### Stored data
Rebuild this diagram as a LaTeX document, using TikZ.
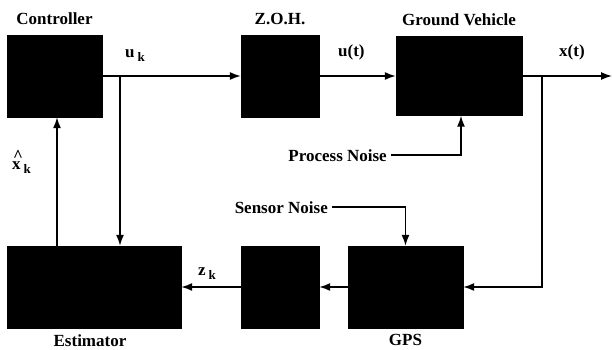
\documentclass[tikz,border=0pt]{standalone}
\usepackage{fontspec}
\setmainfont{Liberation Serif}
\usetikzlibrary{arrows.meta}
\usetikzlibrary{positioning}
\newcommand{\lowk}{\kern3pt\raisebox{-4pt}{\fontsize{13}{15}\selectfont k}}
\begin{document}
\begin{tikzpicture}[x=1pt,y=-1pt,font=\fontsize{17}{20}\selectfont\bfseries]
  \tikzset{block/.style={rectangle, draw, fill=black, inner sep=0pt}}
  \tikzset{title/.style={inner sep=0pt}}
  \tikzset{sig/.style={-{Latex[length=11pt,width=8pt]}, line width=1.5pt}}
  \tikzset{noise/.style={inner xsep=4pt, inner ysep=0pt}}
  \useasboundingbox (0,0) rectangle (612,350);
  % top row
  \node[block, minimum width=95pt, minimum height=82pt] (ctrl) at (54.5,76) {};
  \node[block, minimum width=78pt, minimum height=82pt] (zoh) at (280,76) {};
  \node[block, minimum width=126pt, minimum height=79pt] (gv) at (459,76) {};
  % bottom row
  \node[block, minimum width=174pt, minimum height=82pt] (est) at (94,287) {};
  \node[block, minimum width=78pt, minimum height=82pt] (hold) at (280,287) {};
  \node[block, minimum width=115pt, minimum height=82pt] (gps) at (405.5,287) {};
  % titles
  \node[title] (ctrltxt) [above=10pt of ctrl] {Controller};
  \node[title] (zohtxt) [above=10pt of zoh] {Z.O.H.};
  \node[title] (gvtxt) [above=10pt of gv] {Ground Vehicle};
  \node[title] (esttxt) [below=6pt of est, xshift=-4pt] {Estimator};
  \node[title] (gpstxt) [below=6pt of gps] {GPS};
  % signals
  \node[title, anchor=base west] (uk) at (125,58) {u\lowk};
  \node[title, anchor=base west] (ut) at (338,57) {u(t)};
  \node[title, anchor=base west] (xt) at (559,57) {x(t)};
  \node[title, anchor=base west] (xk) at (12,169) {\rlap{\raisebox{8pt}{\kern1pt\^{}}}x\lowk};
  \node[title, anchor=base west] (zk) at (198,275) {z\lowk};
  \node[noise, anchor=base east] (pn) at (391,161) {Process Noise};
  \node[noise, anchor=base east] (sn) at (332,213) {Sensor Noise};
  \coordinate (ub) at (120,76);
  \coordinate (xb) at (542,76);
  \coordinate (out) at (612,76);
  \coordinate (xh) at (57,0);
  \draw[sig] (ctrl.east) -- (zoh.west);
  \draw[sig] (zoh.east) -- (gv.west);
  \draw[sig] (gv.east) -- (out);
  \draw[sig] (ub) -- (ub |- est.north);
  \draw[sig] (xb) |- (gps.east);
  \draw[sig] (pn.east) -| ([xshift=2pt]gv.south);
  \draw[sig] (sn.east) -| (gps.north);
  \draw[sig] (gps.west) -- (hold.east);
  \draw[sig] (hold.west) -- (est.east);
  \draw[sig] (est.north -| xh) -- (ctrl.south -| xh);
\end{tikzpicture}
\end{document}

### Problem to solve
Set down the material exactly, every line of it, except for the pictures.

### Answer to this problem
Rebuild this diagram as a LaTeX document, using TikZ.
\documentclass[tikz,border=0pt]{standalone}
\usepackage{fontspec}
\setmainfont{Liberation Serif}
\usetikzlibrary{arrows.meta}
\usetikzlibrary{positioning}
\newcommand{\lowk}{\kern3pt\raisebox{-4pt}{\fontsize{13}{15}\selectfont k}}
\begin{document}
\begin{tikzpicture}[x=1pt,y=-1pt,font=\fontsize{17}{20}\selectfont\bfseries]
  \tikzset{block/.style={rectangle, draw, fill=black, inner sep=0pt}}
  \tikzset{title/.style={inner sep=0pt}}
  \tikzset{sig/.style={-{Latex[length=11pt,width=8pt]}, line width=1.5pt}}
  \tikzset{noise/.style={inner xsep=4pt, inner ysep=0pt}}
  \useasboundingbox (0,0) rectangle (612,350);
  % top row
  \node[block, minimum width=95pt, minimum height=82pt] (ctrl) at (54.5,76) {};
  \node[block, minimum width=78pt, minimum height=82pt] (zoh) at (280,76) {};
  \node[block, minimum width=126pt, minimum height=79pt] (gv) at (459,76) {};
  % bottom row
  \node[block, minimum width=174pt, minimum height=82pt] (est) at (94,287) {};
  \node[block, minimum width=78pt, minimum height=82pt] (hold) at (280,287) {};
  \node[block, minimum width=115pt, minimum height=82pt] (gps) at (405.5,287) {};
  % titles
  \node[title] (ctrltxt) [above=10pt of ctrl] {Controller};
  \node[title] (zohtxt) [above=10pt of zoh] {Z.O.H.};
  \node[title] (gvtxt) [above=10pt of gv] {Ground Vehicle};
  \node[title] (esttxt) [below=6pt of est, xshift=-4pt] {Estimator};
  \node[title] (gpstxt) [below=6pt of gps] {GPS};
  % signals
  \node[title, anchor=base west] (uk) at (125,58) {u\lowk};
  \node[title, anchor=base west] (ut) at (338,57) {u(t)};
  \node[title, anchor=base west] (xt) at (559,57) {x(t)};
  \node[title, anchor=base west] (xk) at (12,169) {\rlap{\raisebox{8pt}{\kern1pt\^{}}}x\lowk};
  \node[title, anchor=base west] (zk) at (198,275) {z\lowk};
  \node[noise, anchor=base east] (pn) at (391,161) {Process Noise};
  \node[noise, anchor=base east] (sn) at (332,213) {Sensor Noise};
  \coordinate (ub) at (120,76);
  \coordinate (xb) at (542,76);
  \coordinate (out) at (612,76);
  \coordinate (xh) at (57,0);
  \draw[sig] (ctrl.east) -- (zoh.west);
  \draw[sig] (zoh.east) -- (gv.west);
  \draw[sig] (gv.east) -- (out);
  \draw[sig] (ub) -- (ub |- est.north);
  \draw[sig] (xb) |- (gps.east);
  \draw[sig] (pn.east) -| ([xshift=2pt]gv.south);
  \draw[sig] (sn.east) -| (gps.north);
  \draw[sig] (gps.west) -- (hold.east);
  \draw[sig] (hold.west) -- (est.east);
  \draw[sig] (est.north -| xh) -- (ctrl.south -| xh);
\end{tikzpicture}
\end{document}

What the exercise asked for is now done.